What Is a QR code?
A QR code (abbreviated from Quick Response code) is a type of matrix barcode (or two-dimensional code) first designed for the automotive industry.
More recently, the system has become popular outside of industry due to its fast readability and comparatively large storage capacity. The code consists of black modules arranged in a square pattern on a white background. The information encoded can be made up of any kind of data (e.g. binary, alphanumeric, or Kanji symbols). Created by Toyota subsidiary Denso Wave in 1994, the QR code is one of the most popular types of two-dimensional barcodes. The QR code was designed to allow its contents to be decoded at high speed.
The technology has seen frequent use in Japan and South Korea; the United Kingdom is the seventh-largest national consumer of QR codes.
QR codes are practically everywhere in Japan nowadays, but here’s a unique take on the technology: the gravestone makers recently announced plans to begin selling gravestones with the two-dimensional bar codes embedded into them.
By simply snapping a shot of the tag with their cellphones, visitors will be able to view photos, videos and other information about the deceased.
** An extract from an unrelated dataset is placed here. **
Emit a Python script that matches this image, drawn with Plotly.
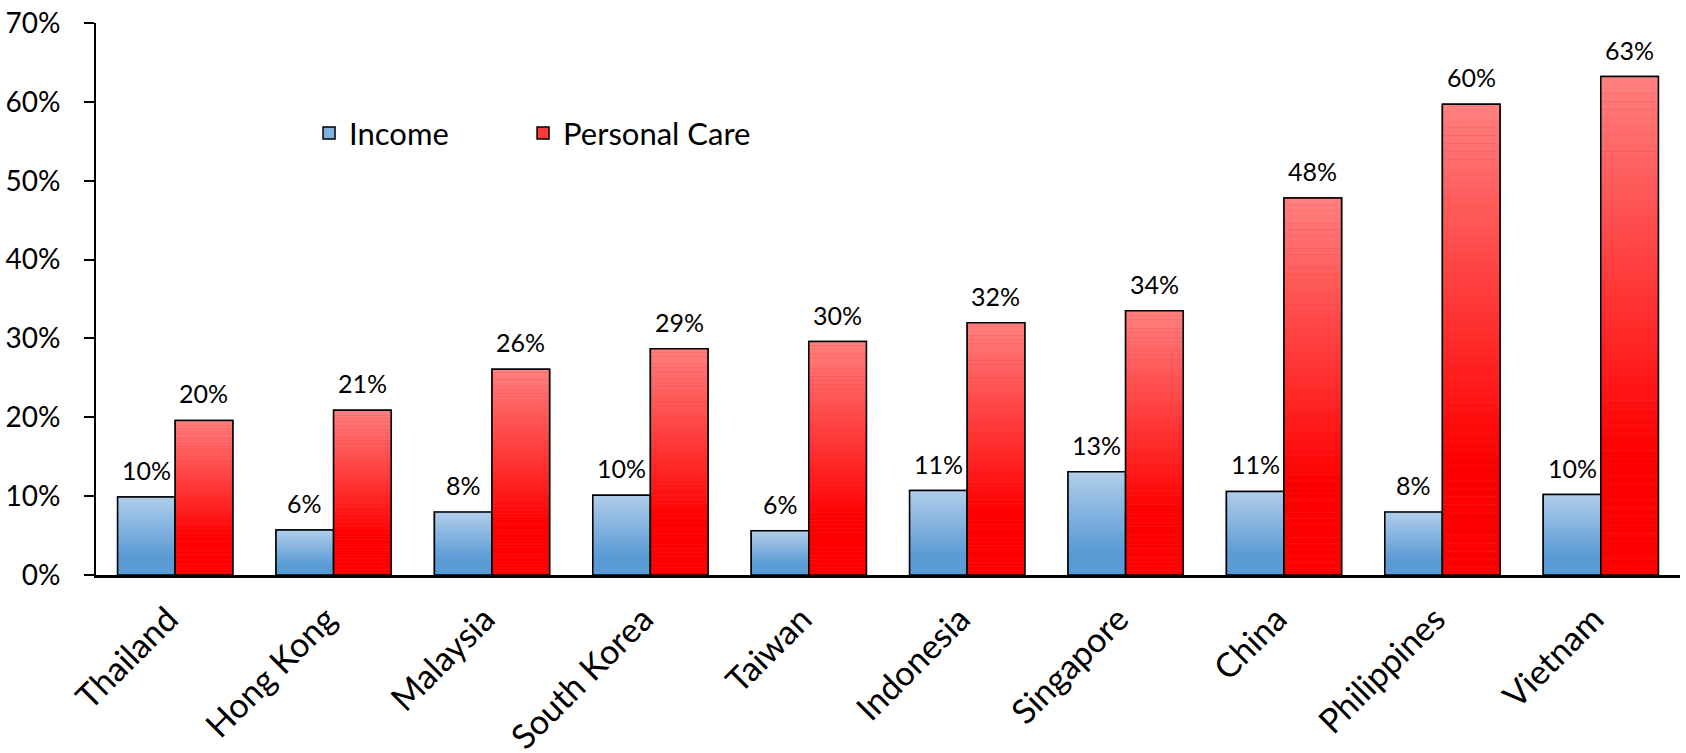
import plotly.graph_objects as go

countries = ["Thailand", "Hong Kong", "Malaysia", "South Korea", "Taiwan",
             "Indonesia", "Singapore", "China", "Philippines", "Vietnam"]
income = [0.099, 0.057, 0.080, 0.101, 0.056, 0.107, 0.131, 0.106, 0.080, 0.102]
personal_care = [0.196, 0.209, 0.261, 0.287, 0.296, 0.320, 0.335, 0.478, 0.597, 0.632]

series = [
    ("Income", income, (91, 155, 213), (176, 205, 234), "inc", "legend"),
    ("Personal Care", personal_care, (255, 0, 0), (255, 128, 128), "pc", "legend2"),
]

FONT = "Lato"
N = 60  # gradient slices per bar
SOLID_FRAC = 0.25  # bottom part of each bar in solid base colour


def mix(c0, c1, t):
    return "rgb(%d,%d,%d)" % tuple(round(a + (b - a) * t) for a, b in zip(c0, c1))


fig = go.Figure()
for name, vals, base_c, light_c, grp, leg in series:
    # legend-bearing bar (fully covered by gradient slices)
    fig.add_trace(go.Bar(
        x=countries, y=vals, name=name, offsetgroup=grp, legendgroup=grp, legend=leg,
        marker=dict(color=mix(base_c, light_c, 0.45), line=dict(color="black", width=1.5)),
        hoverinfo="skip",
    ))
    # vertical gradient: stacked slices of each bar
    for k in range(N):
        t = (k + 0.5) / N
        g = max(0.0, (t - SOLID_FRAC) / (1 - SOLID_FRAC))
        fig.add_trace(go.Bar(
            x=countries, y=[v / N for v in vals], base=[v * k / N for v in vals],
            offsetgroup=grp, legendgroup=grp, legend=leg, showlegend=False,
            marker=dict(color=mix(base_c, light_c, g), line=dict(width=0)),
            hoverinfo="skip",
        ))
    # outline on top
    fig.add_trace(go.Bar(
        x=countries, y=vals, name=name, offsetgroup=grp, legendgroup=grp, legend=leg,
        showlegend=False,
        marker=dict(color="rgba(0,0,0,0)", line=dict(color="black", width=1.5)),
        hovertemplate="%{x}<br>" + name + ": %{y:.0%}<extra></extra>",
    ))

# data labels above bars
BARGAP = 0.273
plot_w = 1686 - 96 - 6
bar_px = plot_w / len(countries) * (1 - BARGAP) / 2
for (name, vals, *_), sgn in zip(series, (-1, 1)):
    for c, v in zip(countries, vals):
        fig.add_annotation(
            x=c, y=v, xref="x", yref="y", text=f"{v:.0%}", showarrow=False,
            yanchor="bottom", xanchor="center", xshift=sgn * bar_px / 2, yshift=10,
            font=dict(family=FONT, size=25, color="black"),
        )

legend_style = dict(
    orientation="h", xanchor="left", yanchor="middle", y=0.80,
    font=dict(family=FONT, size=31, color="black"), bgcolor="rgba(0,0,0,0)",
)

fig.update_layout(
    width=1686, height=753,
    margin=dict(l=96, r=6, t=23, b=178),
    paper_bgcolor="white", plot_bgcolor="white",
    barmode="group", bargap=BARGAP, bargroupgap=0,
    font=dict(family=FONT, color="black"),
    showlegend=True,
    legend=dict(x=0.1345, **legend_style),
    legend2=dict(x=0.2696, **legend_style),
    yaxis=dict(
        range=[0, 0.7], dtick=0.1, tickformat=".0%", showgrid=False, zeroline=False,
        showline=True, linecolor="black", linewidth=2,
        ticks="outside", ticklen=10, tickwidth=2, tickcolor="black",
        ticklabelstandoff=18, automargin=False,
        tickfont=dict(family=FONT, size=28, color="black"),
    ),
    xaxis=dict(
        showline=True, linecolor="black", linewidth=2.5, showgrid=False,
        ticks="", tickangle=-45, automargin=False,
        ticklabelstandoff=8, ticklabelshift=-7,
        tickfont=dict(family=FONT, size=34, color="black"),
    ),
)

fig.write_html("out.html", config={"displayModeBar": False},
               post_script="document.body.style.margin='0';")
The device would also keep a log of each time the code was scanned so family members can keep up to date with when other relatives last visited the site.
A QR code on the headstone acts as a link which enables users of smart phones and mobile tablets to scan and automatically connect to a personalized website. It can be viewed on the phone or mobile tablet as visitors wander through the cemetery or by simply typing in a unique web address into your computer internet browser.